### Material provided
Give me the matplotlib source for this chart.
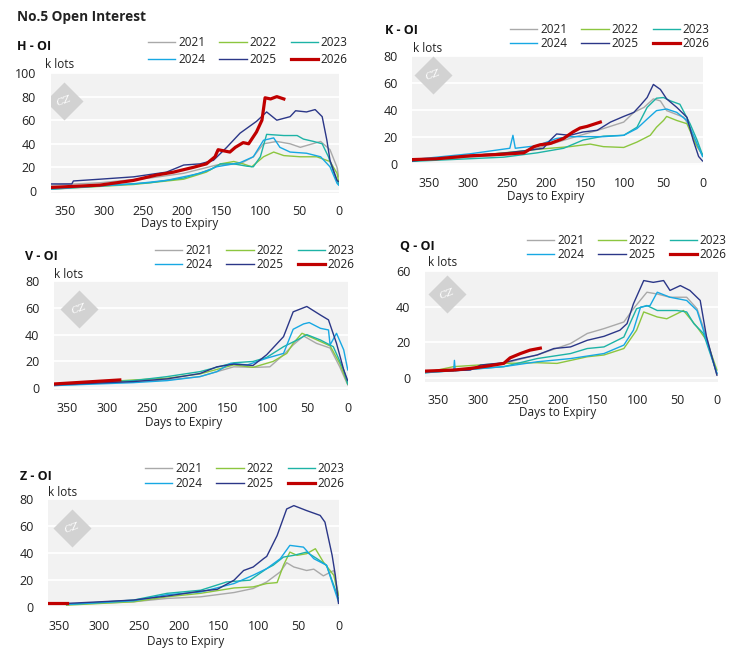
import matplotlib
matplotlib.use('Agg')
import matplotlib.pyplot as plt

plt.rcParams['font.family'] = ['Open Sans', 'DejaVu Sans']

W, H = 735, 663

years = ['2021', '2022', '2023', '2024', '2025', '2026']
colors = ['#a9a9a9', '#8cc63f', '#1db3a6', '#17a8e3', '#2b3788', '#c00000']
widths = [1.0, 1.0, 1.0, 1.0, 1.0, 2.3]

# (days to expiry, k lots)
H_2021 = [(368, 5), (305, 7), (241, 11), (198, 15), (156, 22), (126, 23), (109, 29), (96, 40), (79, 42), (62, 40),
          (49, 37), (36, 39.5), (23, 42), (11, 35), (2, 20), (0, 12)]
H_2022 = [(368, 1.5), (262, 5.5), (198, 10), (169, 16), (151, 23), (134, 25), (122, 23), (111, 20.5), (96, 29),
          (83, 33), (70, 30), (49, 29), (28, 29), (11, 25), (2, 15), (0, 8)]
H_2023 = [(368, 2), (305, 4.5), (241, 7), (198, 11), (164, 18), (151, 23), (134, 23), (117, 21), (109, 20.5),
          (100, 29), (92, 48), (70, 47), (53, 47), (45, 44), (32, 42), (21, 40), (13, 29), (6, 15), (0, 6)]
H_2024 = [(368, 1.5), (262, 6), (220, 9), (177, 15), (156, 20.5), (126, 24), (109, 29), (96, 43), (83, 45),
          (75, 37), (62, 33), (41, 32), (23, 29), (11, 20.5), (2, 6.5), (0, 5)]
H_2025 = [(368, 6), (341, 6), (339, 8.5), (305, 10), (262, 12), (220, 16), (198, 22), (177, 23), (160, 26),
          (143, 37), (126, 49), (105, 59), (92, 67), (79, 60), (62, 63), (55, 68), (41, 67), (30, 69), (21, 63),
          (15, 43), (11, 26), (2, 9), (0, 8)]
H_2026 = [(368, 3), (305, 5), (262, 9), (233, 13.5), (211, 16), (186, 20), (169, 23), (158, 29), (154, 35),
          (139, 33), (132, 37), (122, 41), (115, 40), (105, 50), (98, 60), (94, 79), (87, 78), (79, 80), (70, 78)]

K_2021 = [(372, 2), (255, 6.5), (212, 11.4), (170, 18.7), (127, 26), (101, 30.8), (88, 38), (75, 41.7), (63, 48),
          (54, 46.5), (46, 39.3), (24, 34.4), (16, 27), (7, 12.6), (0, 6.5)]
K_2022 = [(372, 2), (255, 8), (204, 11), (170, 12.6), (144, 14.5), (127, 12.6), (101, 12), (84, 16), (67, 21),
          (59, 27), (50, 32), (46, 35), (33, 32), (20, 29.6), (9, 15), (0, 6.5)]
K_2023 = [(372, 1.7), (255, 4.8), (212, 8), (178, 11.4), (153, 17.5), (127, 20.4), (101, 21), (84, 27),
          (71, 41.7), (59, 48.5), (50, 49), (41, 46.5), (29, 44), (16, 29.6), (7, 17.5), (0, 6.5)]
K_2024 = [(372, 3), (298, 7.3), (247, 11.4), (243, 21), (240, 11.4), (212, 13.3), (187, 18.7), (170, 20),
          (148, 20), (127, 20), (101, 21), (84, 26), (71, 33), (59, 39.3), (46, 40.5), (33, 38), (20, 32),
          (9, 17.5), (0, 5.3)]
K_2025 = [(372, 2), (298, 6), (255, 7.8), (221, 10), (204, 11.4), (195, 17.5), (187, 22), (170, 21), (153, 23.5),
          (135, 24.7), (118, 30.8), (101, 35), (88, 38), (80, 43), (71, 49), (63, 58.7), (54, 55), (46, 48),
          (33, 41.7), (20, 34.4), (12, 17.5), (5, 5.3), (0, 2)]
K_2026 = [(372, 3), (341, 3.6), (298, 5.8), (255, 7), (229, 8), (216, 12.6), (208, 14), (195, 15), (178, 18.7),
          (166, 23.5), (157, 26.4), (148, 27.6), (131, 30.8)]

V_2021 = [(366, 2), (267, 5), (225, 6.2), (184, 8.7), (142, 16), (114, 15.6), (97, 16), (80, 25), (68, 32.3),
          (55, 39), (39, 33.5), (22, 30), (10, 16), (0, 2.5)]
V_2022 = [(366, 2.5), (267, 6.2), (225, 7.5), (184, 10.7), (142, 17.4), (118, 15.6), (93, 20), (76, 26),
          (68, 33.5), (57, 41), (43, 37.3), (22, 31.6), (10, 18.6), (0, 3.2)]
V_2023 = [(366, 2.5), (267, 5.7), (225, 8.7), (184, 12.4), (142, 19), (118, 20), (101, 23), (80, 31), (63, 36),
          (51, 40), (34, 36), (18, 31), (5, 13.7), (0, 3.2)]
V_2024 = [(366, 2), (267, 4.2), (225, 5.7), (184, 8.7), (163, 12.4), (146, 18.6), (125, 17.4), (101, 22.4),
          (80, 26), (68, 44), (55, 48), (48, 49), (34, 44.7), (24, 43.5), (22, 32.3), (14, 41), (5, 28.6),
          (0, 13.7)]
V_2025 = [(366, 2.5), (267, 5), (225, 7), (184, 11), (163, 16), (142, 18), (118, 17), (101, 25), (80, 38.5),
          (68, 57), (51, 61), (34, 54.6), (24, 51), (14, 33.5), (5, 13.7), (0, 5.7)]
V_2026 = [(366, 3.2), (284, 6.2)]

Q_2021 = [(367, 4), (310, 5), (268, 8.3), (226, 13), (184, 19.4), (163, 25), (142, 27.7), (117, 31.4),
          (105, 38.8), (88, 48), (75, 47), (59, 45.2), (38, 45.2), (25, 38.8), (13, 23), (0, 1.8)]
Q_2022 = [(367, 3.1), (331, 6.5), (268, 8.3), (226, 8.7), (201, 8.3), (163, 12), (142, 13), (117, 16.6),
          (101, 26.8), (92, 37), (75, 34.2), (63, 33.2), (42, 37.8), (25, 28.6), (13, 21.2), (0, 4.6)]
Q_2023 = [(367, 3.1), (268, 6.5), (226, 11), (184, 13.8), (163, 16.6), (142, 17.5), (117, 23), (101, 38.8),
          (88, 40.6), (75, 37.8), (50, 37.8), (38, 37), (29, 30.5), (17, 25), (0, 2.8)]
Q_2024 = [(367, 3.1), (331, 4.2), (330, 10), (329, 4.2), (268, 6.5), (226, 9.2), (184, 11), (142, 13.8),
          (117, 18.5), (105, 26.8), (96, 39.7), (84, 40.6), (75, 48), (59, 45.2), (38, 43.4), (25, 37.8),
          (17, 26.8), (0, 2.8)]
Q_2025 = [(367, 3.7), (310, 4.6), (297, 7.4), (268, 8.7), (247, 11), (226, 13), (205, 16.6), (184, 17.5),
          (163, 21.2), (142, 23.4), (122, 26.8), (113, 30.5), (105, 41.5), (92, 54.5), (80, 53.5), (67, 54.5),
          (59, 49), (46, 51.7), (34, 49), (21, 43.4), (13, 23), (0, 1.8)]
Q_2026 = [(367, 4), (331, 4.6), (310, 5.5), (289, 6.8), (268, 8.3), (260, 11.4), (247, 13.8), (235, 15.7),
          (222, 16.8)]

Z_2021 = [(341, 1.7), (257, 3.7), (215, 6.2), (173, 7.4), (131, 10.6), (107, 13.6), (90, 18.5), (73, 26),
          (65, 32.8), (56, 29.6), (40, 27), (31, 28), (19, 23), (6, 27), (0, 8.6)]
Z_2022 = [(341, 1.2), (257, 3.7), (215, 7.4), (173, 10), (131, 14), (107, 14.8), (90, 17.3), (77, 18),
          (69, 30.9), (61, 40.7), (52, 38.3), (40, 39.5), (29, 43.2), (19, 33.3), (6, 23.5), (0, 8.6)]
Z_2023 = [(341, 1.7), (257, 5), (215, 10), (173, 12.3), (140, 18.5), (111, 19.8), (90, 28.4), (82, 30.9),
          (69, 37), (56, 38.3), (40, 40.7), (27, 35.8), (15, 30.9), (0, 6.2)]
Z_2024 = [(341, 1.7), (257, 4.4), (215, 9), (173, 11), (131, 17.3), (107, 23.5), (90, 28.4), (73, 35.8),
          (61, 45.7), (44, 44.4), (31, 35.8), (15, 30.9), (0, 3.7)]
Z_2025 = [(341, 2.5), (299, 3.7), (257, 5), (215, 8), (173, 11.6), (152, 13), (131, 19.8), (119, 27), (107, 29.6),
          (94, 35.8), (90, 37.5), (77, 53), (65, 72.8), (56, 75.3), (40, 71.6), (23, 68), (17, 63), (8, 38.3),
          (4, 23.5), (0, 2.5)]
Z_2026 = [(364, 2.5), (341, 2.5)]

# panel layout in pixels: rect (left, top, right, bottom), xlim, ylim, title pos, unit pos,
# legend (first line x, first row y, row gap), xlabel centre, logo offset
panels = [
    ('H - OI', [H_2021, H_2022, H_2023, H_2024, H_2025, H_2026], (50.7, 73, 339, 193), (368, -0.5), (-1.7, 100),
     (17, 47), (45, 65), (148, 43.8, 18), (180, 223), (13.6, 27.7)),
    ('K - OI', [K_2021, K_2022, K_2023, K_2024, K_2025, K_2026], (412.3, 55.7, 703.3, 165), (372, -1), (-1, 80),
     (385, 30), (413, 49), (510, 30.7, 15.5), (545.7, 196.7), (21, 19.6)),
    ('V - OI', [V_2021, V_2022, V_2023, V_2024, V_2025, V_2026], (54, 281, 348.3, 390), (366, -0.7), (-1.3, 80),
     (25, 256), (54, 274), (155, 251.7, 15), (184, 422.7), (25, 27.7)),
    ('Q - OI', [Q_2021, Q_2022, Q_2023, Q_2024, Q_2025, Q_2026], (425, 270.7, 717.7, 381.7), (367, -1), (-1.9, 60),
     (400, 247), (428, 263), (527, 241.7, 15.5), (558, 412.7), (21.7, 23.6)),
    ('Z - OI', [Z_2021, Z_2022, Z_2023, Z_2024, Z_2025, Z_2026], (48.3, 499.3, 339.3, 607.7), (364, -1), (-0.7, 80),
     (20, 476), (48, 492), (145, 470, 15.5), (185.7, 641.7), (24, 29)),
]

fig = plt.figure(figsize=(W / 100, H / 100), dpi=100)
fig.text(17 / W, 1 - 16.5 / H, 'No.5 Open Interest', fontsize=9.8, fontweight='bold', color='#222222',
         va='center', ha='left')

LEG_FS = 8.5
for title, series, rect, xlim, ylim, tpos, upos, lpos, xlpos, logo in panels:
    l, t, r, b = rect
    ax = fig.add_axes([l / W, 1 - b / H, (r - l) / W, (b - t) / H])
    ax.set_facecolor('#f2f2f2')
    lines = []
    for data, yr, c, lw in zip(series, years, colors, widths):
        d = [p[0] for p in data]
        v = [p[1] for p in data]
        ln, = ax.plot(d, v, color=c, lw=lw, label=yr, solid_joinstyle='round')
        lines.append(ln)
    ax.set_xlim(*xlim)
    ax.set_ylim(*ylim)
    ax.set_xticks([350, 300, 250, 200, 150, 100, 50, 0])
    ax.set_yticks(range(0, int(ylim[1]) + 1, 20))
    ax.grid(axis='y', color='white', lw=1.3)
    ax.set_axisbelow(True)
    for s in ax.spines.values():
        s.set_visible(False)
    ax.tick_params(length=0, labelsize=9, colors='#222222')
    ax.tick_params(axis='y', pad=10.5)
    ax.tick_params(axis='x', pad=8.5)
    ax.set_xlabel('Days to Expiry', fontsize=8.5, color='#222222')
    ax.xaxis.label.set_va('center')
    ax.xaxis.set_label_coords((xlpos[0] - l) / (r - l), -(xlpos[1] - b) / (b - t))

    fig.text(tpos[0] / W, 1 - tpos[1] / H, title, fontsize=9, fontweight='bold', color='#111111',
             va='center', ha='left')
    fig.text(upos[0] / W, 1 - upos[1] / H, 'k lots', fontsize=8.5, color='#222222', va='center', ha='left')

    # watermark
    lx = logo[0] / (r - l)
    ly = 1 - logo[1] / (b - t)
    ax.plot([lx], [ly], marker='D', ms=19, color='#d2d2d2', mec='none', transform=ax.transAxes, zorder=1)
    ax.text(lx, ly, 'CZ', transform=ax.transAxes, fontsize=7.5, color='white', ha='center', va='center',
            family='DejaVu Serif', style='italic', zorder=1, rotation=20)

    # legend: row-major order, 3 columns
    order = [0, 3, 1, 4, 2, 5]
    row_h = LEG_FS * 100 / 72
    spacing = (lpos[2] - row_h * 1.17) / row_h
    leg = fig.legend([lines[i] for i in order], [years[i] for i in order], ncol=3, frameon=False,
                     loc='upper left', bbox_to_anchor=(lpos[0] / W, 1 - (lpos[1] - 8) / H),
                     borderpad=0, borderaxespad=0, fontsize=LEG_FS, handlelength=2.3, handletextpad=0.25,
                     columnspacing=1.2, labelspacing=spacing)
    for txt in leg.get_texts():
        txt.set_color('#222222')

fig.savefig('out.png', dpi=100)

### Directions for this task
Begin at the top of the material above and output each line exactly, stopping after the line that holds "80), (70, 78)]". Leave out pictures.

### Complete answer
Give me the matplotlib source for this chart.
import matplotlib
matplotlib.use('Agg')
import matplotlib.pyplot as plt

plt.rcParams['font.family'] = ['Open Sans', 'DejaVu Sans']

W, H = 735, 663

years = ['2021', '2022', '2023', '2024', '2025', '2026']
colors = ['#a9a9a9', '#8cc63f', '#1db3a6', '#17a8e3', '#2b3788', '#c00000']
widths = [1.0, 1.0, 1.0, 1.0, 1.0, 2.3]

# (days to expiry, k lots)
H_2021 = [(368, 5), (305, 7), (241, 11), (198, 15), (156, 22), (126, 23), (109, 29), (96, 40), (79, 42), (62, 40),
          (49, 37), (36, 39.5), (23, 42), (11, 35), (2, 20), (0, 12)]
H_2022 = [(368, 1.5), (262, 5.5), (198, 10), (169, 16), (151, 23), (134, 25), (122, 23), (111, 20.5), (96, 29),
          (83, 33), (70, 30), (49, 29), (28, 29), (11, 25), (2, 15), (0, 8)]
H_2023 = [(368, 2), (305, 4.5), (241, 7), (198, 11), (164, 18), (151, 23), (134, 23), (117, 21), (109, 20.5),
          (100, 29), (92, 48), (70, 47), (53, 47), (45, 44), (32, 42), (21, 40), (13, 29), (6, 15), (0, 6)]
H_2024 = [(368, 1.5), (262, 6), (220, 9), (177, 15), (156, 20.5), (126, 24), (109, 29), (96, 43), (83, 45),
          (75, 37), (62, 33), (41, 32), (23, 29), (11, 20.5), (2, 6.5), (0, 5)]
H_2025 = [(368, 6), (341, 6), (339, 8.5), (305, 10), (262, 12), (220, 16), (198, 22), (177, 23), (160, 26),
          (143, 37), (126, 49), (105, 59), (92, 67), (79, 60), (62, 63), (55, 68), (41, 67), (30, 69), (21, 63),
          (15, 43), (11, 26), (2, 9), (0, 8)]
H_2026 = [(368, 3), (305, 5), (262, 9), (233, 13.5), (211, 16), (186, 20), (169, 23), (158, 29), (154, 35),
          (139, 33), (132, 37), (122, 41), (115, 40), (105, 50), (98, 60), (94, 79), (87, 78), (79, 80), (70, 78)]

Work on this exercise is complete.